When is the USA in a recession? Given the economy has slowly been recovering since the nadir of the Great Recession (2007-2009) this post might seem out of place. Nevertheless, a government announcement last week makes the question timely.
There are two different methods of tracking when a country is in a recession. The “common” method, used by most media outlets states a country is in a recession when there are two consecutive quarters of negative GDP. The common method states that when a country produces fewer goods and services for six months or more a country is in a recession. The actual method used in the USA is to let the National Bureau of Economic Research (NBER) decide. The NBER is the “expert” rule. A small group (currently 8 people) of experts look at a wide variety of information and when the wise men/women feel the country is in a recession, we are.

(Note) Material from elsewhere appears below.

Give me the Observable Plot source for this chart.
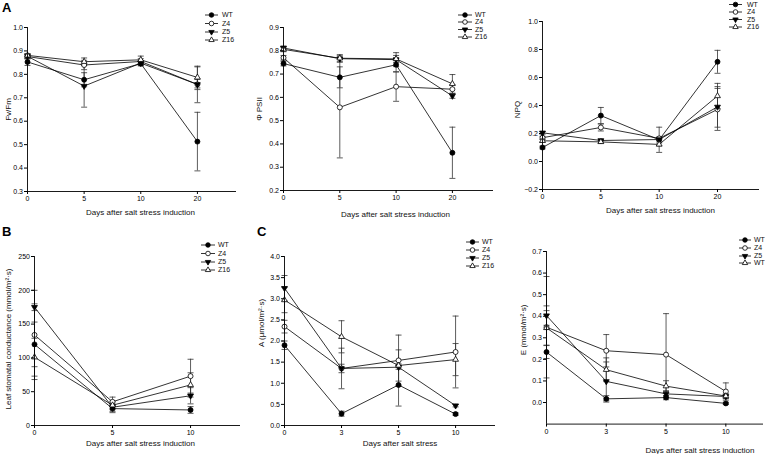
<!DOCTYPE html>
<html><head><meta charset="utf-8">
<script src="https://cdn.jsdelivr.net/npm/d3@7"></script>
<script src="https://cdn.jsdelivr.net/npm/@observablehq/plot@0.6"></script>
<style>
body{margin:0;background:#fff;}
#fig{position:relative;width:765px;height:454px;overflow:hidden;font-family:"Liberation Sans",Arial,sans-serif;background:#fff;}
#fig svg{position:absolute;overflow:visible;}
.letter{position:absolute;font-weight:bold;font-size:13px;line-height:13px;color:#000;}
</style></head><body><div id="fig"></div>
<script>
// ---- data ----
const series = ["WT", "Z4", "Z5", "Z16"];
const legendE = ["WT", "Z4", "Z5", "WT"];
const daysA = ["0", "5", "10", "20"];
const daysB = ["0", "5", "10"];
const daysC = ["0", "3", "5", "10"];

const fvfm = [[0.853, 0.777, 0.846, 0.513], [0.876, 0.84, 0.855, 0.757], [0.877, 0.75, 0.848, 0.757], [0.881, 0.854, 0.862, 0.787]];
const fvfmErr = [[0.015, 0.03, 0.01, 0.125], [0.01, 0.02, 0.012, 0.078], [0.01, 0.09, 0.01, 0.022], [0.008, 0.016, 0.016, 0.045]];

const psii = [[0.745, 0.686, 0.74, 0.362], [0.77, 0.557, 0.646, 0.635], [0.812, 0.766, 0.762, 0.606], [0.806, 0.768, 0.765, 0.658]];
const psiiErr = [[0.01, 0.045, 0.03, 0.11], [0.01, 0.217, 0.063, 0.02], [0.008, 0.015, 0.03, 0.01], [0.01, 0.015, 0.015, 0.04]];

const npq = [[0.10, 0.328, 0.155, 0.712], [0.17, 0.243, 0.165, 0.372], [0.205, 0.15, 0.157, 0.39], [0.148, 0.14, 0.122, 0.468]];
const npqErr = [[0.01, 0.058, 0.09, 0.082], [0.01, 0.025, 0.01, 0.15], [0.01, 0.01, 0.01, 0.145], [0.01, 0.01, 0.01, 0.09]];

const gs = [[120, 25, 23], [134, 35, 73], [175, 27, 44], [101, 30, 60]];
const gsErr = [[33, 6, 5], [66, 7, 25], [5, 6, 12], [28, 6, 18]];

const photo = [[1.9, 0.28, 0.96, 0.27], [2.34, 1.35, 1.54, 1.74], [3.25, 1.35, 1.38, 0.47], [2.97, 2.1, 1.42, 1.56]];
const photoErr = [[0.1, 0.06, 0.5, 0.03], [0.15, 0.48, 0.6, 0.85], [0.3, 0.1, 0.05, 0.03], [0.3, 0.38, 0.37, 0.38]];

const transp = [[0.234, 0.017, 0.023, -0.004], [0.349, 0.24, 0.222, 0.051], [0.403, 0.098, 0.04, 0.028], [0.346, 0.152, 0.076, 0.03]];
const transpErr = [[0.03, 0.015, 0.01, 0.005], [0.235, 0.075, 0.19, 0.04], [0.045, 0.09, 0.015, 0.01], [0.08, 0.055, 0.025, 0.01]];

// ---- symbols ----
const triUp = {draw(ctx, size) { const R = Math.sqrt(size / Math.PI) * 1.35; ctx.moveTo(0, -R); ctx.lineTo(R * 0.866, R / 2); ctx.lineTo(-R * 0.866, R / 2); ctx.closePath(); }};
const triDown = {draw(ctx, size) { const R = Math.sqrt(size / Math.PI) * 1.35; ctx.moveTo(0, R); ctx.lineTo(R * 0.866, -R / 2); ctx.lineTo(-R * 0.866, -R / 2); ctx.closePath(); }};
const capSym = {draw(ctx, size) { const w = Math.sqrt(size / Math.PI); ctx.moveTo(-w, 0); ctx.lineTo(w, 0); }};
const styles = [
  {symbol: d3.symbolCircle, fill: "black"},
  {symbol: d3.symbolCircle, fill: "white"},
  {symbol: triDown, fill: "black"},
  {symbol: triUp, fill: "white"}
];
const FONT = '"Liberation Sans", Arial, sans-serif';
const fig = document.getElementById("fig");

function panel(o) {
  const data = series.flatMap((s, i) => o.days.map((d, j) => ({s, i, x: j, y: o.vals[i][j], e: o.errs[i][j]})));
  const caps = data.flatMap(d => [{x: d.x, y: d.y - d.e}, {x: d.x, y: d.y + d.e}]);
  const marks = [
    Plot.ruleX(data, {x: "x", y1: d => d.y - d.e, y2: d => d.y + d.e, stroke: "#333", strokeWidth: 0.8}),
    Plot.dot(caps, {x: "x", y: "y", symbol: capSym, r: 3, stroke: "#333", strokeWidth: 0.8, fill: "none"}),
    Plot.line(data, {x: "x", y: "y", z: "s", stroke: "black", strokeWidth: 0.8}),
    ...styles.map((st, i) => Plot.dot(data.filter(d => d.i === i), {x: "x", y: "y", symbol: st.symbol, r: 2.5, fill: st.fill, stroke: "black", strokeWidth: 0.8})),
    Plot.ruleX([0], {stroke: "black", strokeWidth: 0.9}),
    Plot.ruleY([o.ydom[0]], {stroke: "black", strokeWidth: 0.9}),
    Plot.axisY({ticks: o.yticks, tickFormat: o.yfmt, tickSize: 3, tickPadding: 1.5, label: null, fontSize: 7}),
    Plot.axisX({ticks: o.days.map((d, j) => j), tickFormat: j => o.days[j], tickSize: 3, tickPadding: 2, label: null, fontSize: 7}),
    Plot.text([o.xlabel], {frameAnchor: "bottom", textAnchor: "middle", lineAnchor: "middle", dx: o.xdx, dy: o.xdy, fontSize: o.xfs || 8, fill: "#111"}),
    Plot.text([o.ylabel], {frameAnchor: "left", textAnchor: "middle", lineAnchor: "middle", rotate: -90, dx: -(o.mL - o.ylx), dy: o.ydy || 0, fontSize: 8, fill: "#111"})
  ];
  const svg = Plot.plot({
    width: o.width, height: o.height,
    marginLeft: o.mL, marginRight: o.mR, marginTop: o.mT, marginBottom: o.mB,
    x: {domain: [0, o.xmax]},
    y: {domain: o.ydom},
    style: {fontFamily: FONT, fontSize: "7px", color: "black", background: "none", overflow: "visible"},
    marks
  });
  svg.style.left = o.left + "px";
  svg.style.top = o.top + "px";
  // legend
  const g = d3.select(svg).append("g").attr("font-family", FONT).attr("font-size", 7).attr("text-anchor", "start");
  const L = o.legend;
  const names = o.names || series;
  names.forEach((nm, i) => {
    const yy = L.rows[i] - o.top;
    const x1 = L.x1 - o.left, x2 = L.x2 - o.left;
    g.append("line").attr("x1", x1).attr("x2", x2).attr("y1", yy).attr("y2", yy).attr("stroke", "black").attr("stroke-width", 0.8);
    g.append("path").attr("transform", `translate(${(x1 + x2) / 2},${yy})`)
      .attr("d", d3.symbol().type(styles[i].symbol).size(Math.PI * 2.3 * 2.3)())
      .attr("fill", styles[i].fill).attr("stroke", "black").attr("stroke-width", 0.8);
    g.append("text").attr("x", L.tx - o.left).attr("y", yy).attr("dy", "0.35em").attr("fill", "#111").text(nm);
  });
  fig.appendChild(svg);
}

const f1 = d3.format(".1f");

panel({left: 0, top: 0, width: 250, height: 230, mL: 27, mR: 14, mT: 27, mB: 39, xmax: 3.69,
  days: daysA, ydom: [0.3, 1.0], yticks: d3.range(3, 11).map(v => v / 10), yfmt: f1,
  vals: fvfm, errs: fvfmErr, ylabel: "Fv/Fm", ylx: 8, xlabel: "Days after salt stress induction", xdx: 8.5, xdy: 21,
  legend: {x1: 205, x2: 218, tx: 222, rows: [15, 23.5, 32, 40]}});

panel({left: 255, top: 0, width: 250, height: 230, mL: 28, mR: 12, mT: 27, mB: 40, xmax: 3.73,
  days: daysA, ydom: [0.2, 0.9], yticks: d3.range(2, 10).map(v => v / 10), yfmt: f1,
  vals: psii, errs: psiiErr, ylabel: "Φ PSII", ylx: 4, xlabel: "Days after salt stress induction", xdx: 7, xdy: 24,
  legend: {x1: 458, x2: 472, tx: 475, rows: [15, 22, 29.5, 37]}});

panel({left: 510, top: 0, width: 255, height: 230, mL: 32, mR: 6, mT: 21, mB: 41, xmax: 3.72,
  days: daysA, ydom: [-0.2, 1.0], yticks: d3.range(-2, 11, 2).map(v => v / 10), yfmt: f1,
  vals: npq, errs: npqErr, ylabel: "NPQ", ylx: 7, ydy: 4, xlabel: "Days after salt stress induction", xdx: 9.5, xdy: 21,
  legend: {x1: 729, x2: 742, tx: 747, rows: [4.5, 12, 19.5, 27]}});

panel({left: 0, top: 230, width: 250, height: 224, mL: 34, mR: 10, mT: 26, mB: 29, xmax: 2.64,
  days: daysB, ydom: [0, 250], yticks: d3.range(0, 251, 50), yfmt: d3.format("d"),
  vals: gs, errs: gsErr, ylabel: "Leaf stomatal conductance (mmol/m²·s)", ylx: 8, ydy: -2, xlabel: "Days after salt stress induction", xdx: 3, xdy: 18,
  legend: {x1: 201, x2: 215, tx: 218, rows: [245, 253.5, 262, 270]}});

panel({left: 255, top: 230, width: 250, height: 224, mL: 29, mR: 10, mT: 26, mB: 29, xmax: 3.7,
  days: daysC, ydom: [0, 4], yticks: d3.range(0, 9).map(v => v / 2), yfmt: f1,
  vals: photo, errs: photoErr, ylabel: "A (μmol/m²·s)", ylx: 6, ydy: -18, xlabel: "Days after salt stress", xdx: 10, xdy: 17.5,
  legend: {x1: 466, x2: 479, tx: 482, rows: [242, 250, 258, 266]}});

panel({left: 510, top: 230, width: 255, height: 224, mL: 36, mR: 2, mT: 21, mB: 30.4, xmax: 3.63,
  days: daysC, ydom: [-0.1, 0.7], yticks: d3.range(0, 8).map(v => v / 10), yfmt: f1,
  vals: transp, errs: transpErr, names: legendE, ylabel: "E (mmol/m²·s)", ylx: 13, ydy: -8, xlabel: "Days after salt stress induction", xdx: 45, xdy: 26,
  legend: {x1: 739, x2: 751, tx: 754, rows: [240, 248, 256, 263]}});

// panel letters
[["A", 2, 1], ["B", 2, 225], ["C", 257, 225]].forEach(([t, x, y]) => {
  const d = document.createElement("div");
  d.className = "letter"; d.textContent = t;
  d.style.left = x + "px"; d.style.top = y + "px";
  fig.appendChild(d);
});
</script></body></html>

Which is the best method of deciding? Letting a small group of experts decide is problematic because there is too much flexibility and discretion. Decisions based only on expert opinion are typically not widely shared. It is difficult to get consensus on how to fix a problem when only a few experts can define when a problem has started and when it has ended.
The simple “common” rule also has problems. First, there is no flexibility. It misses the context of changes in economic growth. For example, the US federal government comprises about 7% of GDP. If Congress shuts down the government for an extensive period of time it could potentially reduce GDP for two consecutive quarters. However, many people would not consider this an economic problem.
The second and more important problem is that the US government constantly changes its estimates of GDP. It is impossible to have a simple rule when the data underlying the rule are often revised. Last week the extent of the revisions was quite stark. The US government published a news release stating that real gross domestic product decreased 1.0% at an annual rate in the first quarter of 2014. The original estimate was growth of 0.1%.
In simple terms in one month the government said GDP was increasing and four weeks later stated it was decreasing by a large amount. The US is a very complex economy and the government’s goal is to provide information as fast as possible. One by-product of releasing numbers early is that they are subject to revisions when better data are available. Nevertheless, given the government revises all GDP figures back to 1929 roughly every five years it is exceptionally hard to use the common rule of two consecutive quarters of falling GDP. The common rule does not work because at any time a negative GDP figure could become positive or a positive figure negative!
The two methods give very different views of the Great Recession. According to the current version of GDP data, shown in the picture below, the Great Recession lasted just 1 year. It started in the 3rd quarter (June) of 2008 and ended in the 2nd quarter of 2009 (end of May) . The expert view was that the Great Recession was 18 months long. It started in December 2007 and lasted until June 2009, which is 50% more time than tracked by the common rule. The typical person in the street likely thought the recession lasted even longer.
The two methods don’t agree on when the recession happened. Which method, the common rule or expert decision, do you think is best, or is there a better method of deciding when the country is in economic trouble?